Wat gebeurt er nu tussen de negenenzestigste en de zeventigste jaarweek? In die onbepaalde periode vinden belangrijke gebeurtenissen plaats. Ook daarover wordt Daniël, en worden dus ook wij, verder geïnformeerd door de engel. De negenenzestigste jaarweek sluit af met de dood van de Messias, zoals in het begin van Dn 9:26 staat. Hij wordt uitgeroeid “en zal niets hebben”, zoals het ook vertaald kan worden. Daarmee wordt gezegd dat Hij heengaat zonder dat Hij het koninkrijk heeft ontvangen waarvoor Hij gekomen was.

Dan gaat de uitleg verder en spreekt Gabriël over “een volk van een vorst, [een volk] dat komen zal”. Hij zegt ook wat dat volk zal doen: het “zal de stad en het heiligdom te gronde richten”. Ook het einde van het volk wordt door Gabriël bekendgemaakt: “Het einde ervan zal zijn in de [overstromende] vloed en tot het einde toe zal er oorlog zijn, verwoestingen [waartoe] vast besloten is.”

Hier wordt gesproken over een volk van een vorst die komen zal. Dat volk zijn de Romeinen. De Romeinse legers hebben in het jaar 70 onder aanvoering van Titus Jeruzalem verwoest, als tuchtiging van God voor de verwerping van de Messias. God geeft de stad prijs aan de volken. Daarover geeft Lukas in zijn verslag van de rede over de laatste dingen door de Heer Jezus nadere bijzonderheden (Lk 21:20-24). De Heer Jezus zegt daar: “En Jeruzalem zal door [de] volken worden vertrapt, totdat [de] tijden van [de] volken zijn vervuld” (Lk 21:24).

Als de tijden van de volken zijn vervuld, komt wat Gabriël hier noemt “het einde”. “Het einde” is de eindtijd, de wederkomst van Christus en de gebeurtenissen die daarmee verband houden. Midden in dit Dn 9:26 wordt dus een grote sprong gemaakt van de verwoesting van Jeruzalem door de Romeinen in het jaar 70 naar de wederkomst van Christus in de eindtijd. De verwoesting is vast besloten, zowel van Jeruzalem als van het Romeinse rijk, zowel toen als in de eindtijd. Het volk, de Romeinen, is er geweest en is aan zijn einde gekomen. Germaanse stammen hebben het rijk laten neerstorten. Europa is in vele landen uiteengevallen.

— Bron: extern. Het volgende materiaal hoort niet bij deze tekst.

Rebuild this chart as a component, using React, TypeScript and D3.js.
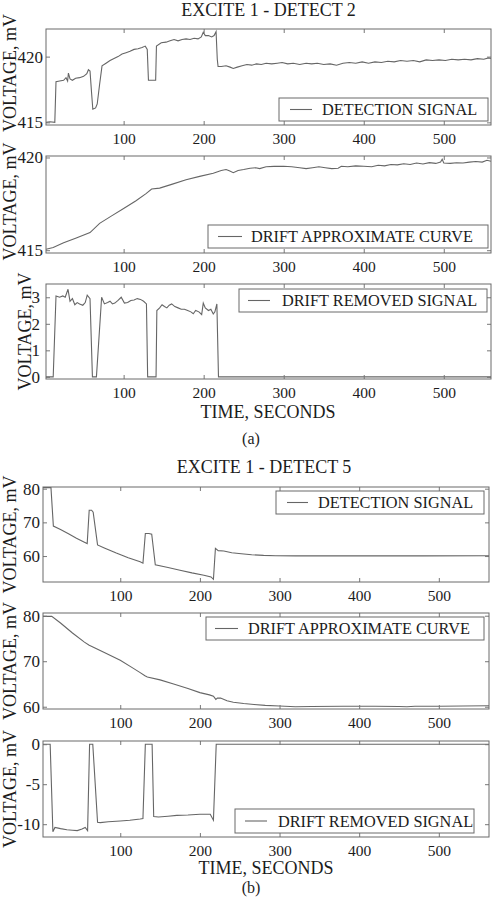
import { useRef, useEffect } from 'react'
import * as d3 from 'd3'

type Pt = [number, number]

// excite 1 - detect 2 (time s, mV)
const detect2: Pt[] = [
  [3, 415.0], [8, 415.05], [14, 415.0], [15.5, 418.1], [20, 418.15], [25, 418.2], [28, 418.4], [30, 418.15],
  [31, 418.75], [33, 418.3], [36, 418.2], [40, 418.35], [45, 418.4], [50, 418.5], [54, 418.7], [56, 419.0],
  [58, 418.9], [60, 417.2], [61.5, 416.0], [65, 416.1], [67, 416.4], [70, 417.9], [73, 419.3], [78, 419.5],
  [83, 419.7], [88, 419.85], [93, 420.0], [98, 420.2], [103, 420.3], [108, 420.4], [113, 420.55], [118, 420.6],
  [123, 420.7], [127, 420.8], [129.5, 420.55], [131, 418.2], [135, 418.2], [140, 418.2], [141, 420.8],
  [147, 421.05], [153, 421.1], [158, 421.2], [163, 421.3], [168, 421.2], [173, 421.3], [178, 421.35],
  [183, 421.3], [188, 421.4], [193, 421.35], [197, 421.5], [199.5, 421.85], [202, 421.6], [206, 421.6],
  [210, 421.5], [213, 421.6], [215.5, 421.9], [217, 419.8], [218, 419.25], [222, 419.25], [228, 419.3],
  [233, 419.2], [237, 419.1], [242, 419.2], [248, 419.3], [254, 419.4], [260, 419.35], [266, 419.45],
  [272, 419.4], [278, 419.5], [285, 419.45], [292, 419.5], [298, 419.55], [305, 419.45], [312, 419.5],
  [320, 419.4], [328, 419.5], [335, 419.45], [342, 419.5], [350, 419.4], [358, 419.45], [366, 419.35],
  [374, 419.5], [382, 419.55], [390, 419.5], [398, 419.6], [406, 419.5], [414, 419.6], [422, 419.55],
  [430, 419.65], [438, 419.6], [446, 419.7], [454, 419.65], [462, 419.7], [470, 419.6], [478, 419.75],
  [486, 419.7], [494, 419.75], [502, 419.7], [510, 419.8], [518, 419.75], [526, 419.8], [534, 419.75],
  [542, 419.85], [550, 419.8], [556, 419.9], [559, 419.85],
]

const drift2: Pt[] = [
  [3, 415.05], [12, 415.15], [25, 415.4], [40, 415.65], [58, 415.95], [70, 416.45], [85, 416.85], [100, 417.25],
  [115, 417.65], [128, 418.05], [135, 418.3], [145, 418.35], [160, 418.55], [178, 418.8], [195, 418.98],
  [212, 419.15], [222, 419.3], [228, 419.35], [232, 419.28], [237, 419.18], [243, 419.3], [250, 419.35],
  [258, 419.42], [265, 419.45], [270, 419.4], [278, 419.5], [288, 419.52], [300, 419.53], [310, 419.5],
  [320, 419.45], [328, 419.4], [336, 419.45], [344, 419.5], [352, 419.45], [360, 419.4], [368, 419.42],
  [372, 419.53], [380, 419.5], [390, 419.55], [400, 419.53], [410, 419.5], [418, 419.58], [426, 419.55],
  [434, 419.62], [442, 419.6], [450, 419.66], [458, 419.62], [466, 419.7], [474, 419.65], [482, 419.72],
  [490, 419.68], [496, 419.75], [498, 419.9], [500, 419.7], [508, 419.68], [516, 419.72], [524, 419.7],
  [532, 419.75], [540, 419.78], [548, 419.75], [554, 419.85], [559, 419.8],
]

const removed2: Pt[] = [
  [3, 0], [12, 0], [15.5, 3.05], [20, 3.0], [24, 3.05], [27, 3.0], [30.5, 3.3], [33, 2.85], [36, 2.95],
  [39, 2.72], [42, 2.8], [45, 2.75], [49, 2.7], [52, 2.8], [54.5, 3.08], [58, 2.95], [61, 0], [66, 0],
  [72.5, 3.0], [76, 2.75], [80, 2.8], [83, 2.85], [86, 2.75], [89, 2.78], [93, 2.88], [97, 3.0], [101, 2.78],
  [105, 2.8], [109, 2.88], [113, 2.9], [117, 2.95], [121, 2.92], [125, 2.85], [128.5, 2.75], [130, 0],
  [140.5, 0], [141.5, 2.5], [145, 2.6], [148, 2.72], [151, 2.65], [154, 2.6], [157, 2.7], [160, 2.75],
  [164, 2.65], [168, 2.6], [172, 2.55], [176, 2.55], [180, 2.5], [184, 2.45], [187, 2.38], [190, 2.5],
  [194, 2.45], [197.5, 2.35], [199.5, 2.78], [202, 2.6], [206, 2.5], [209, 2.55], [212, 2.37], [214, 2.45],
  [216.5, 2.75], [218.5, 0], [559, 0],
]

// excite 1 - detect 5
const detect5: Pt[] = [
  [3, 80.3], [13, 80.3], [16, 68.9], [25, 67.9], [35, 66.6], [45, 65.3], [55, 64.1], [58.5, 63.7], [61, 73.6],
  [64, 73.6], [66, 73.0], [71.5, 63.3], [80, 62.4], [95, 60.9], [110, 59.5], [125, 58.3], [128.5, 57.9],
  [131.5, 66.7], [136, 66.7], [139.5, 66.5], [144, 57.4], [160, 56.6], [175, 55.8], [190, 55.0], [205, 54.3],
  [214, 53.8], [217, 53.1], [219.5, 62.3], [223, 61.6], [230, 61.5], [240, 61.0], [252, 60.7], [265, 60.4],
  [280, 60.2], [295, 60.1], [320, 60.05], [400, 60.05], [480, 60.05], [563, 60.1],
]

const drift5: Pt[] = [
  [3, 79.85], [14, 79.85], [25, 78.4], [40, 76.2], [55, 74.2], [61, 73.5], [65, 73.2], [80, 71.9], [100, 70.2],
  [115, 68.6], [125, 67.5], [131, 66.8], [134, 66.55], [150, 65.9], [167, 65.0], [185, 64.0], [200, 63.1],
  [212, 62.6], [217, 62.3], [220, 61.6], [222, 61.9], [226, 61.9], [234, 61.3], [242, 61.0], [255, 60.7],
  [268, 60.5], [282, 60.3], [300, 60.15], [320, 60.0], [340, 60.05], [380, 60.1], [420, 60.1], [450, 60.05],
  [460, 60.0], [470, 60.1], [500, 60.1], [530, 60.15], [563, 60.2],
]

const removed5: Pt[] = [
  [3, 0], [12, 0], [15.4, -10.95], [18, -10.4], [25, -10.55], [33, -10.7], [40, -10.75], [46, -10.8],
  [52, -10.6], [56, -10.4], [59, -10.8], [61.5, 0], [65.5, 0], [71.5, -9.75], [75, -9.8], [85, -9.7],
  [100, -9.6], [112, -9.5], [125, -9.35], [128.5, -9.3], [131.5, 0], [140, 0], [142, -9.05], [148, -9.1],
  [160, -9.0], [171, -8.9], [185, -8.85], [200, -8.75], [213, -8.75], [217, -9.5], [220.5, 0], [563, 0],
]

const xTicks = [100, 200, 300, 400, 500]
const yTicksA = [415, 420]
const yTicksA3 = [0, 1, 2, 3]
const yTicksB = [60, 70, 80]
const yTicksB3 = [-10, -5, 0]

const titles = ['EXCITE 1 - DETECT 2', 'EXCITE 1 - DETECT 5']
const legendNames = ['DETECTION SIGNAL', 'DRIFT APPROXIMATE CURVE', 'DRIFT REMOVED SIGNAL']

const FONT = 'Liberation Serif, Times New Roman, serif'
const INK = '#1c1c1c'
const LINE = '#666'

const panels = [
  { data: detect2, name: legendNames[0], xDom: [3, 559], yDom: [414.8, 422.1], yTicks: yTicksA, l: 46, r: 491, t: 29, b: 125, labelX: 16, labelShift: -4, pad: 3, leg: { x: 279, y: 98, w: 209, h: 23, l1: 290, l2: 312, tx: 322 } },
  { data: drift2, name: legendNames[1], xDom: [3, 559], yDom: [414.85, 420.08], yTicks: yTicksA, l: 46, r: 491, t: 156, b: 253, labelX: 16, labelShift: -3, pad: 3, leg: { x: 208, y: 225, w: 280, h: 23, l1: 218, l2: 242, tx: 251 } },
  { data: removed2, name: legendNames[2], xDom: [3, 559], yDom: [-0.08, 3.5], yTicks: yTicksA3, l: 46, r: 491, t: 284, b: 379, labelX: 31, labelShift: 0, pad: 6, leg: { x: 239, y: 289, w: 248, h: 23, l1: 248, l2: 270, tx: 282 } },
  { data: detect5, name: legendNames[0], xDom: [3, 563], yDom: [52.3, 80.5], yTicks: yTicksB, l: 43, r: 489, t: 487, b: 582, labelX: 16, labelShift: 0, pad: 3, leg: { x: 276, y: 491, w: 208, h: 23, l1: 287, l2: 308, tx: 318 } },
  { data: drift5, name: legendNames[1], xDom: [3, 563], yDom: [59.5, 80.6], yTicks: yTicksB, l: 43, r: 489, t: 613, b: 709, labelX: 16, labelShift: 0, pad: 3, leg: { x: 206, y: 617, w: 278, h: 23, l1: 215, l2: 238, tx: 248 } },
  { data: removed5, name: legendNames[2], xDom: [3, 563], yDom: [-11.6, 0.4], yTicks: yTicksB3, l: 43, r: 489, t: 741, b: 837, labelX: 16, labelShift: 0, pad: 3, leg: { x: 235, y: 809, w: 239, h: 24, l1: 245, l2: 267, tx: 278 } },
]

export default function App() {
  const svgRef = useRef<SVGSVGElement>(null)

  useEffect(() => {
    if (!svgRef.current) return
    const svg = d3.select(svgRef.current)
    svg.selectAll('*').remove()

    const fmt = (d: any) => String(d)

    panels.forEach((p, i) => {
      const x = d3.scaleLinear().domain(p.xDom).range([p.l, p.r])
      const y = d3.scaleLinear().domain(p.yDom).range([p.b, p.t])
      const g = svg.append('g')

      const clipId = `clip-${i}`
      svg.append('clipPath').attr('id', clipId)
        .append('rect').attr('x', p.l).attr('y', p.t).attr('width', p.r - p.l).attr('height', p.b - p.t)

      // signal
      const line = d3.line<Pt>().x(d => x(d[0])).y(d => y(d[1]))
      g.append('path')
        .datum(p.data)
        .attr('d', line)
        .attr('fill', 'none')
        .attr('stroke', LINE)
        .attr('stroke-width', 1.1)
        .attr('clip-path', `url(#${clipId})`)

      // axes, ticks pointing inward on all four sides
      const styleAxis = (sel: any, size: number) => {
        sel.attr('font-family', FONT)
        sel.select('.domain').remove()
        sel.selectAll('.tick line').attr('stroke', '#777')
        sel.selectAll('text').attr('fill', INK).attr('font-family', FONT).attr('font-size', `${size}px`)
      }
      g.append('g').attr('transform', `translate(0,${p.b})`)
        .call(d3.axisBottom(x).tickValues(xTicks).tickSizeInner(-4).tickSizeOuter(0).tickPadding(8).tickFormat(fmt))
        .call((s: any) => styleAxis(s, 15.5))
      g.append('g').attr('transform', `translate(0,${p.t})`)
        .call(d3.axisTop(x).tickValues(xTicks).tickSizeInner(-4).tickSizeOuter(0).tickFormat(() => ''))
        .call((s: any) => styleAxis(s, 15.5))
      g.append('g').attr('transform', `translate(${p.l},0)`)
        .call(d3.axisLeft(y).tickValues(p.yTicks).tickSizeInner(-4).tickSizeOuter(0).tickPadding(p.pad).tickFormat(fmt))
        .call((s: any) => styleAxis(s, 17))
      g.append('g').attr('transform', `translate(${p.r},0)`)
        .call(d3.axisRight(y).tickValues(p.yTicks).tickSizeInner(-4).tickSizeOuter(0).tickFormat(() => ''))
        .call((s: any) => styleAxis(s, 17))

      g.append('rect')
        .attr('x', p.l).attr('y', p.t).attr('width', p.r - p.l).attr('height', p.b - p.t)
        .attr('fill', 'none').attr('stroke', '#6a6a6a').attr('stroke-width', 1)

      // legend
      const lg = p.leg
      g.append('rect')
        .attr('x', lg.x).attr('y', lg.y).attr('width', lg.w).attr('height', lg.h)
        .attr('fill', '#fff').attr('stroke', '#6a6a6a').attr('stroke-width', 1)
      g.append('line')
        .attr('x1', lg.l1).attr('x2', lg.l2).attr('y1', lg.y + lg.h / 2).attr('y2', lg.y + lg.h / 2)
        .attr('stroke', LINE).attr('stroke-width', 1.1)
      g.append('text')
        .attr('x', lg.tx).attr('y', lg.y + lg.h / 2).attr('dy', '0.36em')
        .attr('font-family', FONT).attr('font-size', '16.3px').attr('fill', INK)
        .text(p.name)

      // y label
      g.append('text')
        .attr('transform', `translate(${p.labelX},${(p.t + p.b) / 2 + p.labelShift}) rotate(-90)`)
        .attr('text-anchor', 'middle')
        .attr('font-family', FONT).attr('font-size', '18px').attr('fill', INK)
        .text('VOLTAGE, mV')
    })

    const label = (tx: string, cx: number, cy: number, size: number) =>
      svg.append('text')
        .attr('x', cx).attr('y', cy).attr('text-anchor', 'middle')
        .attr('font-family', FONT).attr('font-size', `${size}px`).attr('fill', INK)
        .text(tx)

    label(titles[0], 268.5, 16, 18)
    label('TIME, SECONDS', 268, 418, 18)
    label('(a)', 251, 444, 16)
    label(titles[1], 264, 472.5, 18)
    label('TIME, SECONDS', 266, 874, 18)
    label('(b)', 251, 893, 16)
  }, [])

  return (
    <svg
      ref={svgRef}
      width={498}
      height={898}
      style={{ position: 'absolute', left: 0, top: 0, background: '#fff' }}
      role="img"
      aria-label="Detection signal, drift approximate curve and drift removed signal for excite 1 - detect 2 and excite 1 - detect 5"
    />
  )
}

Maar de vorst van dat volk moet nog komen. Hij zal ook komen. Over hem gaat het in Dn 9:27. De gebeurtenissen van toen, in het jaar 70, zijn een voorafschaduwing van de gebeurtenissen in de eindtijd, gebeurtenissen die direct aan de vestiging van het duizendjarig vrederijk voorafgaan. De gebeurtenissen van de eindtijd zijn de gebeurtenissen van de zeventigste jaarweek. Die worden in Dn 9:27 beschreven.